Nitrogen-doped carbon coated SiO nanoparticles Co-modified with nitrogen-doped graphene as a superior anode material for lithium-ion batteries

Abstract

One great challenge in the development of lithium-ion batteries is to simultaneously achieve superior reversible specific capacity, cyclic life and rate capability. In this work, nitrogen-doped carbon coated Silicon monoxide nanoparticles further co-modified with nitrogen-doped graphene were developed. The nanostructure of Silicon monoxide was designed and realized by introducing the highly efficient attritor mill technique, which assisted in forming optimized morphology and particle size distributions of the precursor. The nitrogen-doped carbon coating process was achieved by a simple surface coating technique using a carbon and nitrogen containing ionic liquid as a precursor, and the nitrogen-doped graphene was prepared by a facile, catalyst-free thermal annealing approach using low-cost industrial material melamine as the nitrogen source.

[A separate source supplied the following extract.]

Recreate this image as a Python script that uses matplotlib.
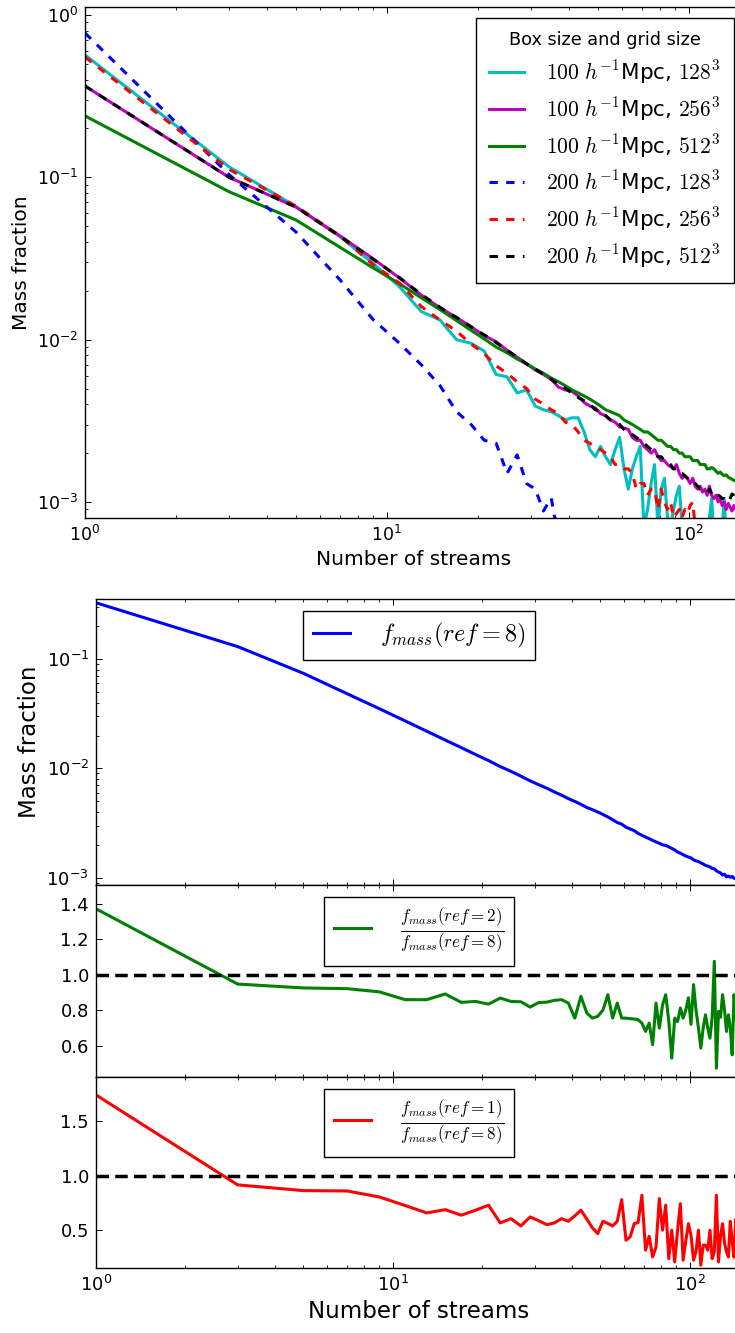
import numpy as np
import matplotlib
matplotlib.use("Agg")
import matplotlib.pyplot as plt
from matplotlib.ticker import MultipleLocator

# ── Data ─────────────────────────────────────────────────────────────────────
streams = np.arange(1, 150, 2)  # odd stream counts 1..149

mf_100_128 = [0.567, 0.116, 0.066, 0.043, 0.0295, 0.0212, 0.0149, 0.0132, 0.0100, 0.0095,
              0.0085, 0.0061, 0.0059, 0.0047, 0.0049, 0.0039, 0.0037, 0.0036, 0.0034, 0.0032,
              0.0033, 0.0033, 0.0027, 0.0021, 0.0019, 0.0022, 0.0019, 0.0017, 0.0021, 0.0025,
              0.0016, 0.0012, 0.0016, 0.0019, 0.0022, 0.0007, 0.0009, 0.0013, 0.0017, 0.0007,
              0.0012, 0.0014, 0.0008, 0.0007, 0.0009, 0.0011, 0.00125, 0.0007, 0.0006, 0.0007,
              0.0006, 0.0007, 0.0006, 0.0005, 0.0007, 0.0006, 0.0007, 0.0006, 0.0008, 0.00105,
              0.0006, 0.0007, 0.0006, 0.0005, 0.0007, 0.00104, 0.0006, 0.0007, 0.0006, 0.0005,
              0.0006, 0.0007, 0.0005, 0.0006, 0.0005]
mf_100_256 = [0.365, 0.100, 0.0655, 0.0435, 0.0315, 0.0240, 0.0188, 0.0157, 0.0137, 0.0120,
              0.0106, 0.0097, 0.0086, 0.0078, 0.0071, 0.0065, 0.0061, 0.0057, 0.0051, 0.0049,
              0.0048, 0.0045, 0.0041, 0.0039, 0.0038, 0.0035, 0.0034, 0.0032, 0.0031, 0.0029,
              0.00285, 0.0028, 0.0025, 0.0024, 0.0024, 0.0022, 0.0021, 0.0020, 0.0021, 0.0019,
              0.0018, 0.0018, 0.0017, 0.00165, 0.0016, 0.0017, 0.0015, 0.0014, 0.00145, 0.0014,
              0.0013, 0.0014, 0.00125, 0.0012, 0.00125, 0.00115, 0.0012, 0.0011, 0.00125, 0.0011,
              0.00105, 0.0011, 0.0010, 0.00105, 0.00095, 0.0010, 0.0009, 0.00098, 0.00093, 0.00088,
              0.00095, 0.0009, 0.00085, 0.0009, 0.00085]
mf_100_512 = [0.239, 0.0815, 0.0546, 0.037, 0.0277, 0.0221, 0.0181, 0.0153, 0.0131, 0.0114,
              0.0101, 0.0090, 0.0083, 0.0076, 0.0071, 0.0066, 0.0062, 0.0058, 0.0055, 0.0052,
              0.0049, 0.0047, 0.0045, 0.0043, 0.0041, 0.0039, 0.0037, 0.0036, 0.0035, 0.0034,
              0.0032, 0.0031, 0.0030, 0.0029, 0.0028, 0.0027, 0.0027, 0.0026, 0.0025, 0.0024,
              0.0024, 0.0023, 0.0022, 0.0022, 0.0021, 0.0021, 0.0020, 0.0020, 0.0019, 0.0019,
              0.0019, 0.0018, 0.0018, 0.0018, 0.0017, 0.0017, 0.0017, 0.0016, 0.0016, 0.00163,
              0.0016, 0.00155, 0.0015, 0.00153, 0.00148, 0.00145, 0.00147, 0.00142, 0.0014, 0.00138,
              0.00136, 0.00135, 0.0013, 0.0013, 0.00128]
mf_200_128 = [0.774, 0.104, 0.046, 0.0233, 0.0133, 0.0095, 0.0070, 0.0052, 0.0036, 0.0030,
              0.0024, 0.0023, 0.0015, 0.00195, 0.0013, 0.0012, 0.00088, 0.00106, 0.0006]
mf_200_256 = [0.551, 0.112, 0.0665, 0.0435, 0.029, 0.0223, 0.0160, 0.0132, 0.0113, 0.0094,
              0.0082, 0.0069, 0.0062, 0.0055, 0.0050, 0.0043, 0.0040, 0.0037, 0.0035, 0.0031,
              0.0030, 0.0027, 0.0024, 0.0023, 0.0022, 0.0021, 0.0020, 0.0019, 0.0017, 0.0017,
              0.0016, 0.0016, 0.0015, 0.0012, 0.0013, 0.0013, 0.0011, 0.0012, 0.0012, 0.0009,
              0.0012, 0.0010, 0.0009, 0.0010, 0.0008, 0.00085, 0.0009, 0.0008, 0.0009, 0.00085,
              0.00095, 0.0010, 0.0007, 0.0006, 0.0007, 0.0006, 0.0005, 0.0006, 0.0005, 0.0006,
              0.0005, 0.0005, 0.0006, 0.0005, 0.0004, 0.0005, 0.0005, 0.0004, 0.0005, 0.0004,
              0.0005, 0.0004, 0.0004, 0.0005, 0.0004]
mf_200_512 = [0.365, 0.100, 0.0655, 0.0433, 0.0313, 0.0241, 0.0190, 0.0158, 0.0137, 0.0120,
              0.0107, 0.0096, 0.0086, 0.0078, 0.0071, 0.0066, 0.0061, 0.0057, 0.0053, 0.0050,
              0.0047, 0.0044, 0.0042, 0.0040, 0.0037, 0.0036, 0.0034, 0.0032, 0.0031, 0.0030,
              0.0028, 0.0027, 0.0026, 0.0025, 0.0024, 0.0023, 0.0022, 0.0021, 0.00205, 0.0019,
              0.0019, 0.0018, 0.00175, 0.0017, 0.0016, 0.0016, 0.0015, 0.0015, 0.00145, 0.0014,
              0.00135, 0.0013, 0.0013, 0.00125, 0.0012, 0.0012, 0.00118, 0.00115, 0.0012, 0.00112,
              0.00115, 0.0011, 0.0011, 0.00108, 0.00105, 0.00105, 0.00102, 0.0010, 0.00105, 0.00112,
              0.0011, 0.00105, 0.0010, 0.0010, 0.00098]

top_labels = [r"$100\ h^{-1}$Mpc, $128^3$", r"$100\ h^{-1}$Mpc, $256^3$",
              r"$100\ h^{-1}$Mpc, $512^3$", r"$200\ h^{-1}$Mpc, $128^3$",
              r"$200\ h^{-1}$Mpc, $256^3$", r"$200\ h^{-1}$Mpc, $512^3$"]

fmass_ref8 = [0.327, 0.130, 0.074, 0.0483, 0.0352, 0.0272, 0.0219, 0.0182, 0.0155, 0.0134,
              0.0118, 0.0104, 0.0094, 0.0085, 0.0077, 0.0071, 0.0066, 0.0061, 0.0057, 0.0053,
              0.0050, 0.0047, 0.0044, 0.0042, 0.0040, 0.0038, 0.0036, 0.0034, 0.0032, 0.0031,
              0.0029, 0.0028, 0.0027, 0.00255, 0.00245, 0.00236, 0.00228, 0.0022, 0.00213, 0.00207,
              0.0020, 0.00198, 0.00192, 0.00186, 0.0018, 0.00172, 0.00168, 0.00163, 0.00158, 0.00155,
              0.00152, 0.00146, 0.00143, 0.00141, 0.00137, 0.00134, 0.0013, 0.00128, 0.00126, 0.00122,
              0.00121, 0.00116, 0.00113, 0.00111, 0.00106, 0.00108, 0.00102, 0.00104, 0.00101, 0.00103,
              0.00099, 0.0010, 0.00097, 0.00098, 0.00095]
ratio_ref2 = [1.371, 0.947, 0.925, 0.921, 0.903, 0.859, 0.859, 0.891, 0.844, 0.849,
              0.834, 0.868, 0.849, 0.847, 0.817, 0.843, 0.845, 0.855, 0.859, 0.840,
              0.755, 0.878, 0.784, 0.755, 0.765, 0.800, 0.887, 0.755, 0.840, 0.755,
              0.755, 0.752, 0.750, 0.746, 0.727, 0.680, 0.727, 0.605, 0.840, 0.699,
              0.830, 0.887, 0.740, 0.529, 0.755, 0.735, 0.812, 0.755, 0.800, 0.870,
              0.720, 0.944, 0.800, 0.700, 0.586, 0.700, 0.774, 0.700, 0.642, 0.760,
              1.075, 0.473, 0.793, 0.760, 0.887, 0.800, 0.680, 0.774, 0.700, 0.548,
              0.887, 0.760, 0.700, 0.820, 0.780]
ratio_ref1 = [1.742, 0.915, 0.862, 0.859, 0.804, 0.725, 0.657, 0.687, 0.636, 0.682,
              0.728, 0.565, 0.604, 0.537, 0.620, 0.585, 0.549, 0.565, 0.604, 0.580,
              0.630, 0.682, 0.600, 0.520, 0.466, 0.580, 0.560, 0.537, 0.580, 0.779,
              0.406, 0.436, 0.558, 0.568, 0.820, 0.314, 0.442, 0.252, 0.344, 0.789,
              0.498, 0.728, 0.236, 0.498, 0.206, 0.498, 0.742, 0.222, 0.400, 0.558,
              0.450, 0.222, 0.300, 0.498, 0.176, 0.360, 0.360, 0.314, 0.498, 0.236,
              0.300, 0.820, 0.206, 0.450, 0.558, 0.380, 0.300, 0.252, 0.580, 0.400,
              0.250, 0.600, 0.300, 0.450, 0.550]

# ── Style ────────────────────────────────────────────────────────────────────
plt.rcParams.update({
    "font.family": "DejaVu Sans",
    "xtick.direction": "in",
    "ytick.direction": "in",
    "xtick.top": True,
    "ytick.right": True,
    "xtick.major.size": 4.5,
    "ytick.major.size": 4.5,
    "xtick.minor.size": 2.2,
    "ytick.minor.size": 2.2,
    "xtick.major.width": 0.7,
    "ytick.major.width": 0.7,
    "xtick.minor.width": 0.6,
    "ytick.minor.width": 0.6,
    "xtick.major.pad": 5,
    "ytick.major.pad": 5,
    "axes.linewidth": 1.0,
    "legend.fancybox": False,
    "legend.framealpha": 1.0,
    "legend.edgecolor": "black",
    "lines.scale_dashes": False,
})

W, H = 735, 1333
fig = plt.figure(figsize=(W / 100, H / 100), dpi=100, facecolor="white")


def box(left, top, right, bottom):
    return [left / W, (H - bottom) / H, (right - left) / W, (bottom - top) / H]


# ── Top panel ────────────────────────────────────────────────────────────────
ax = fig.add_axes(box(85, 7, 742, 517.7))
LW = 2.2
n = streams
ax.plot(n, mf_100_128, color="c", lw=LW, label=top_labels[0])
ax.plot(n, mf_100_256, color="m", lw=LW, label=top_labels[1])
ax.plot(n, mf_100_512, color="g", lw=LW, label=top_labels[2])
ax.plot(n[:len(mf_200_128)], mf_200_128, color="b", lw=LW, ls="--", dashes=(6, 6), label=top_labels[3])
ax.plot(n, mf_200_256, color="r", lw=LW, ls="--", dashes=(6, 6), label=top_labels[4])
ax.plot(n, mf_200_512, color="k", lw=LW, ls="--", dashes=(6, 6), label=top_labels[5])
ax.set_xscale("log")
ax.set_yscale("log")
ax.set_xlim(1, 150)
ax.set_ylim(8.0e-4, 1.12)
ax.tick_params(labelsize=12.5)
ax.set_xlabel("Number of streams", fontsize=14.5)
ax.set_ylabel("Mass fraction", fontsize=14.5)
leg = ax.legend(loc="upper right", title="Box size and grid size", fontsize=15.5,
                title_fontsize=12.7, handlelength=1.6, handletextpad=1.05,
                labelspacing=0.42, borderpad=0.62,
                bbox_to_anchor=(734 / W, 1 - 18 / H), bbox_transform=fig.transFigure,
                borderaxespad=0)
for t in leg.get_texts():
    t.set_math_fontfamily("cm")

# ── Bottom panels ────────────────────────────────────────────────────────────
axA = fig.add_axes(box(96, 599, 742, 885))
axB = fig.add_axes(box(96, 885, 742, 1076.7), sharex=axA)
axC = fig.add_axes(box(96, 1076.7, 742, 1267.7), sharex=axA)

axA.plot(n, fmass_ref8, color="b", lw=LW, label=r"$f_{mass}(ref=8)$")
axA.set_xscale("log")
axA.set_yscale("log")
axA.set_xlim(1, 150)
axA.set_ylim(8.6e-4, 0.354)
axA.set_ylabel("Mass fraction", fontsize=16.5)

axB.plot(n, ratio_ref2, color="g", lw=LW,
         label=r"$\frac{f_{mass}(ref=2)}{f_{mass}(ref=8)}$")
axB.axhline(1.0, color="k", lw=2.5, ls="--", dashes=(9, 4.5))
axB.set_ylim(0.425, 1.505)
axB.yaxis.set_major_locator(MultipleLocator(0.2))

axC.plot(n, ratio_ref1, color="r", lw=LW,
         label=r"$\frac{f_{mass}(ref=1)}{f_{mass}(ref=8)}$")
axC.axhline(1.0, color="k", lw=2.5, ls="--", dashes=(9, 4.5))
axC.set_ylim(0.153, 1.91)
axC.yaxis.set_major_locator(MultipleLocator(0.5))
axC.set_xlabel("Number of streams", fontsize=16.5)

for a in (axA, axB, axC):
    a.tick_params(labelsize=13)
    lg = a.legend(loc="upper center", fontsize=17.5, handlelength=1.55,
                  handletextpad=1.2)
    for t in lg.get_texts():
        t.set_math_fontfamily("cm")
for a in (axA, axB):
    a.tick_params(labelbottom=False)

fig.savefig("out.png", dpi=100, facecolor="white")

XRD, XPS, RAMAN, FESEM, EDAX, TEM, HRTEM, AFM, BET, elemental analysis, electrical conductivity measurement and electrochemical methods were used to characterize the material's properties. The results showed that the reduced active particle size, coupled with the co-modification of the NC coating layer and NG network could effectively construct a 3D conducting network through a 3D “sheet-web” mode. As a result, the composite material showed exceptional high reversible specific capacity, ultra long cyclic life and superior high-rate capability. The present strategy opens up the possibility for integrating other anode materials with large volume variations and low electrical conductivities into current lithium-ion battery manufacture technology.